Rate cap may not quell cash calls


COUNCILS looking to get around the state government’s rate cap plan are believed to feel they have found an answer – special charge schemes, which are specifically excluded from the rate cap rules.

Large city law firms who specialise in local government are advising councils, which hotly oppose the plan to end the pattern of big rate rises, on how to deal with the cap.

Councils use special charge schemes to require landowners to pay part of the cost of such works as footpaths, bicycle paths, street kerbing and channelling, drainage, roadworks and off-street parking.

Of these works, the Local Government Act names only drainage required to protect public health. Other references could be interpreted to encompass a wide range of works for which councils could impose a special charge.

Lawyers are emphasising the possibilities of the Act’s wording in section 163, which refers broadly to raising money “in relation to the performance of a function or the exercise of a power of the council”.

But the Essential Services Commission, author of the rate cap proposal, has warned councils it will closely monitor use of the Act to stymie its proposal if it becomes clear section 163 is being used to try to sidestep the cap on council spending.

The cap plan has not yet gone through state Parliament. It could be opposed in the Legislative Council, where the government does not have a majority.

Statewide rates are proposed to be set at around three per cent in 2016-17 after years of  annual bills of twice – and often more – that size.

Legal firms studying rate capping are believed to include Maddocks, the city law firm that advises Mornington Peninsula Shire.
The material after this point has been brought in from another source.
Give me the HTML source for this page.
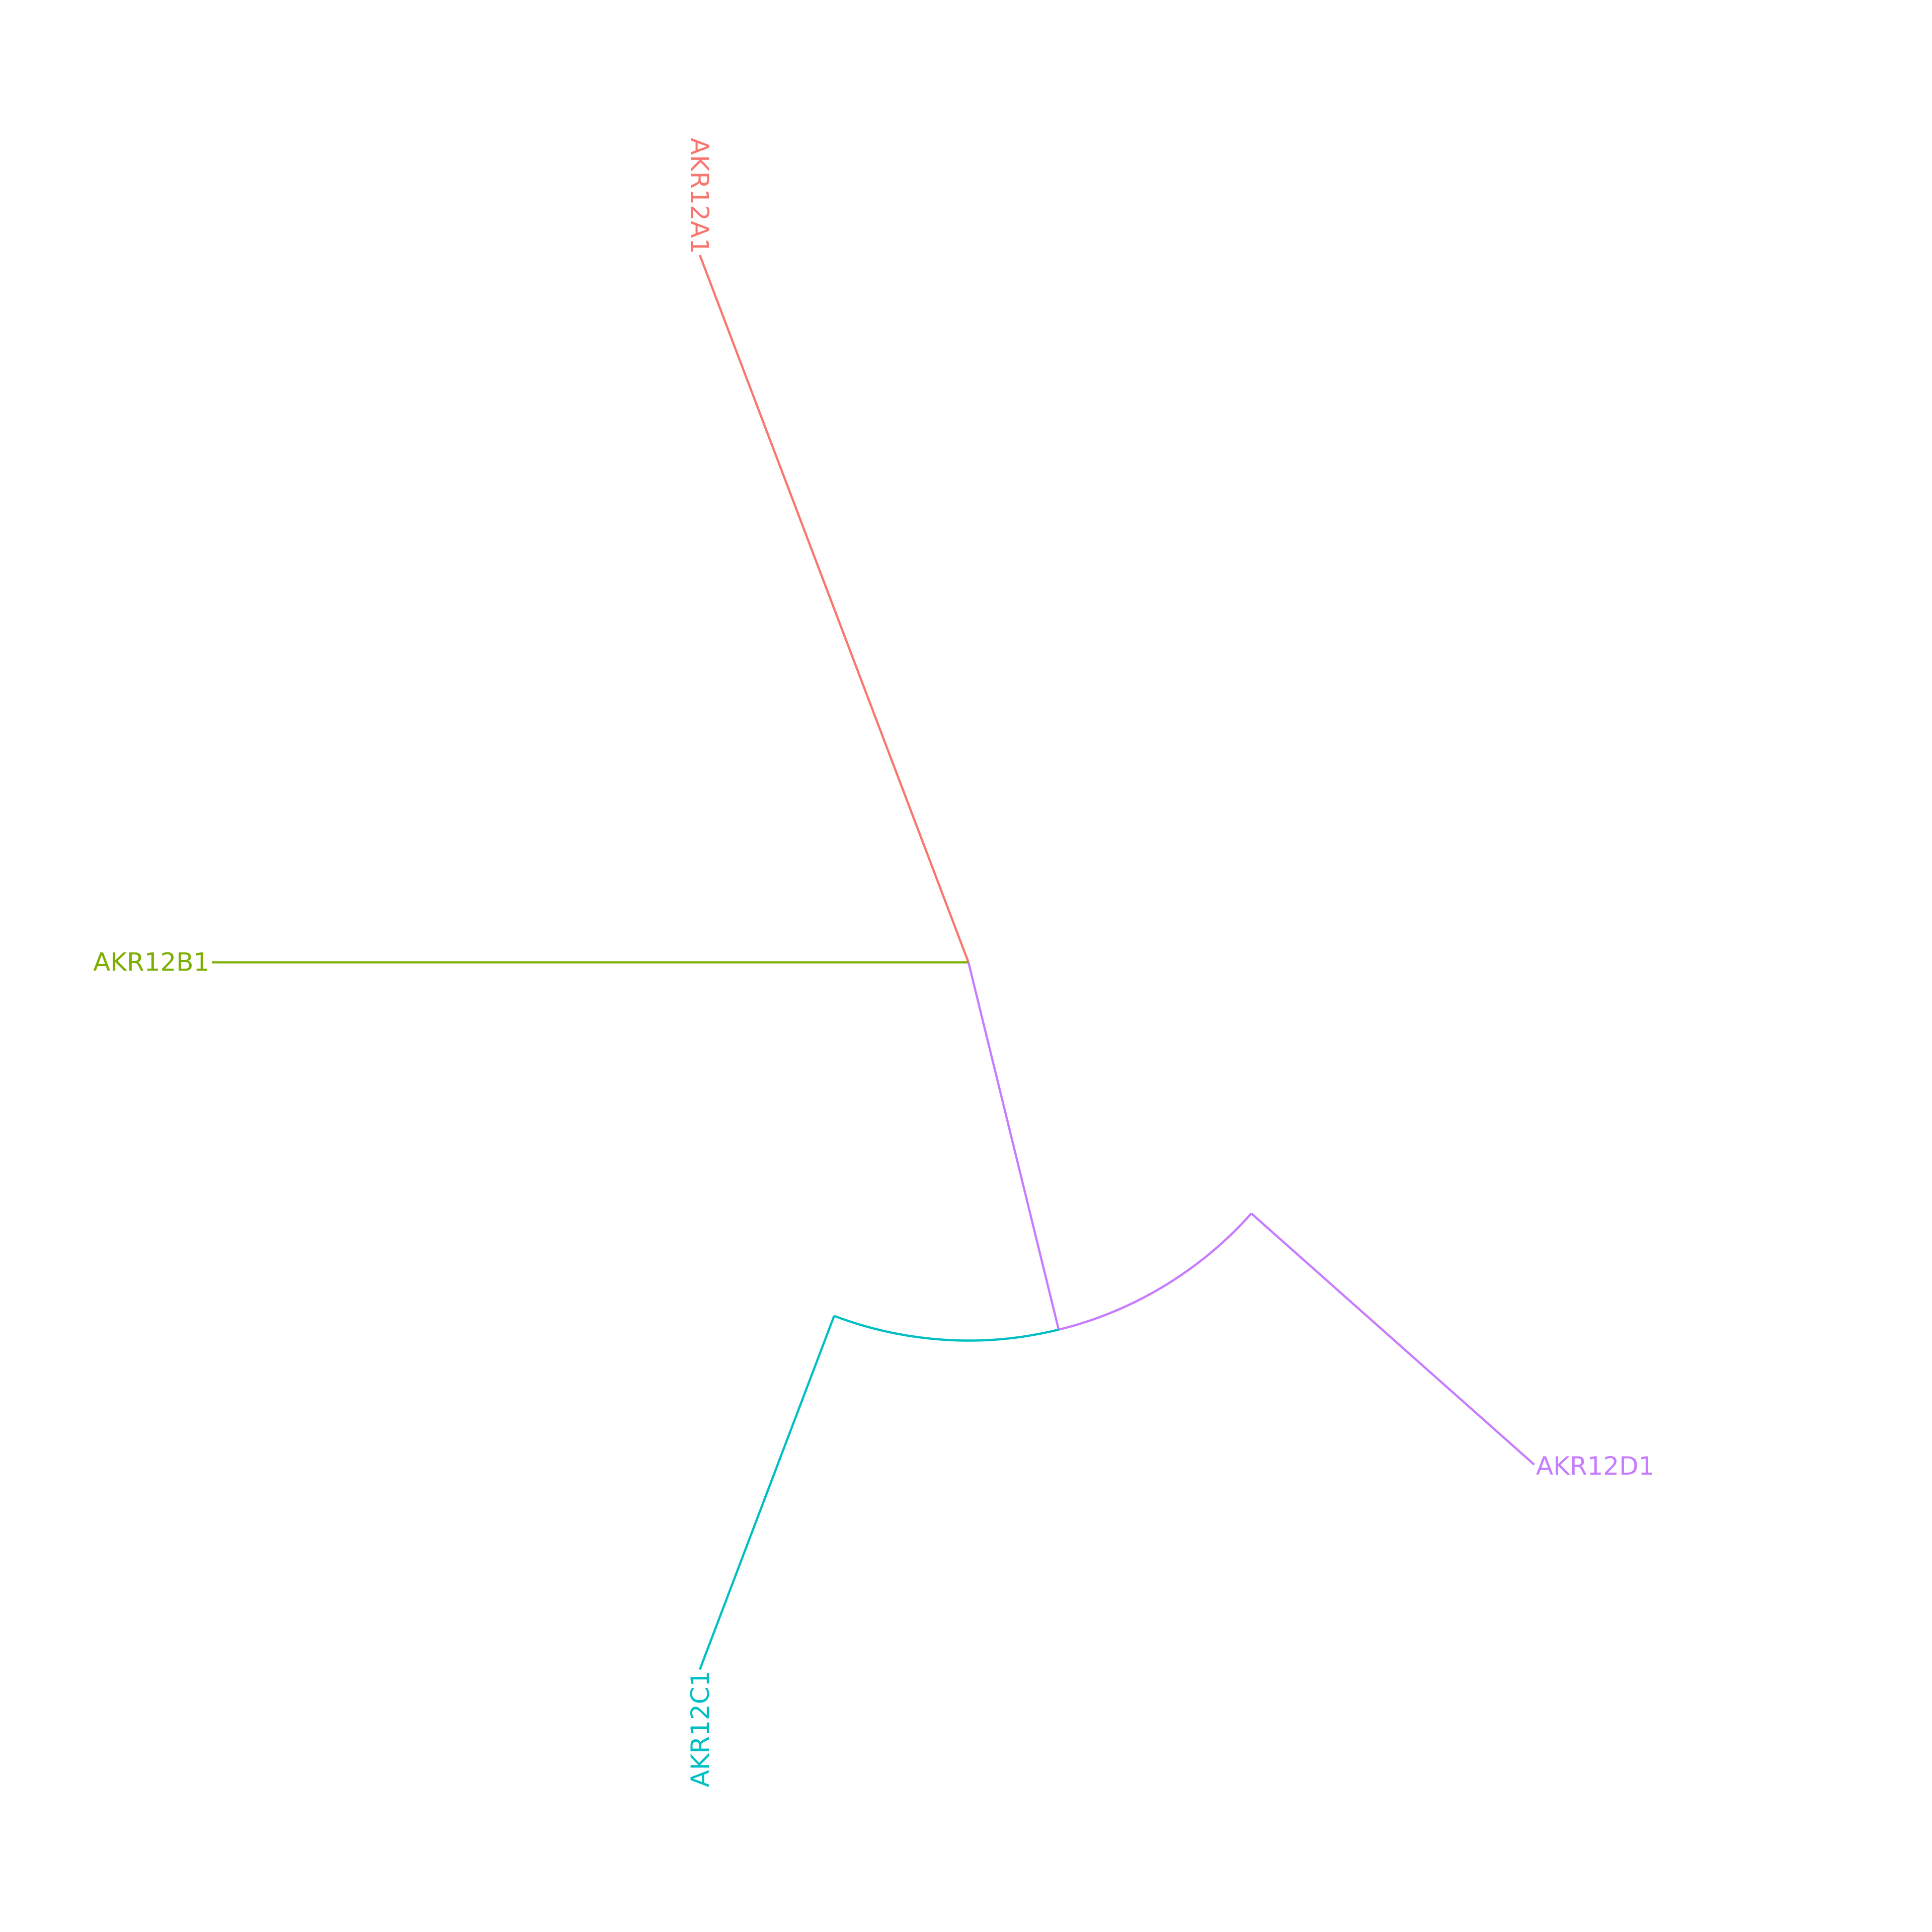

Another firm, Macquarie Local Government Lawyers, is telling clients they should use section 163 “to raise special rates and special charges for any purpose considered to be within the attainment of their objectives”. (Macquarie’s emphasis.)

The firm’s website advertises the imminent arrival of its new special charge publication, the 2016 edition of its Special Rates and Charges Manual. This is being “completely revised” to include material not in its $895 first edition of 2012.

The new manual includes “the several cases which have been decided by VCAT on special rates and charges since the publication of the first edition”.

It will, the firm says, “continue to be a valuable tool for all council officers who are required to prepare or administer any special rate or special charge scheme”.

The manual will contain working examples and “completed pro-formas” and will continue to contain “all of the documentation necessary for a council to declare and levy a special rate or special charge under section 163”.

Macquarie specifies five areas:

  • Promotion of a retail shopping centre.
  • Promotion of a commercial business precinct.
  • Construction of a road.
  • Construction of a footpath.
  • Provision of drainage infrastructure.

While information on special charge schemes proved almost impossible to find on the Mornington Peninsula Shire website, other councils were not so reticent.

Bass Coast Shire speaks of the “user pays system that is known as a special charge” by which the state government “recognises that councils need help to provide improved infrastructure for their local communities”.

“Legislation allows councils to pass on the cost of constructing sealed roads, kerb and channel, footpaths, underground drainage and other capital infrastructure to the owner of a property that generally receives a unique benefit from the construction works,” Bass Coast explains.

The Aireys Inlet & District Association in 2010 told its members that residents “may find projects [proposed as special charge schemes] neither beneficial nor necessary.

“It is questionable whether the benefit of a sealed road outweighs the increase in traffic, the increase in speeding cars, the increase in buses, and the total loss of neighbourhood character,” it said. “Whether infrastructure is necessary is also highly subjective.”

In a rebuttal that anticipates the current case against rate capping, the association went on: “The [Surf Coast Shire’s] policy on infrastructure special rate or charge scheme states that special charge schemes are necessary because infrastructure demands exceed available financial resources.

“This argument is flawed on two counts. First, the job of the council is to allocate limited financial resources in a responsible and expedient manner throughout the shire. If infrastructure is needed, then money will be allocated for that project on a needs basis, as is often the case now…

“Second, residents should not be expected to pay money, often many thousands of dollars, in addition to their rates.”

It then criticises the Surf Coast Shire, saying: “It is disturbing that council’s website indicates the only recourse for objection to a special charge scheme is through VCAT. This is not the case.

“It is only fair that residents should be informed of the provision [in the Local Government Act] … that a council cannot make a declaration to levy a special charge if the council receives objections from the majority of rateable properties in respect to which the special charge scheme would be imposed.

“So, if more than half of the owners of the rateable properties object to a special charge scheme then it will not proceed.”

This writer was unable to find such information on the Mornington Peninsula Shire’s website despite a diligent search using “special charge scheme” and other relevant words.

The futility of the search was reminiscent of lucky dips at fetes where, for a modest sum, boys and girls can rummage for a gift in a barrel filled with sawdust.

While one might be disappointed at what is extracted, a reward always comes to hand. Not necessarily so with the shire website. It is often more efficient to let Google find the information on the shire site than to go to the shire site directly.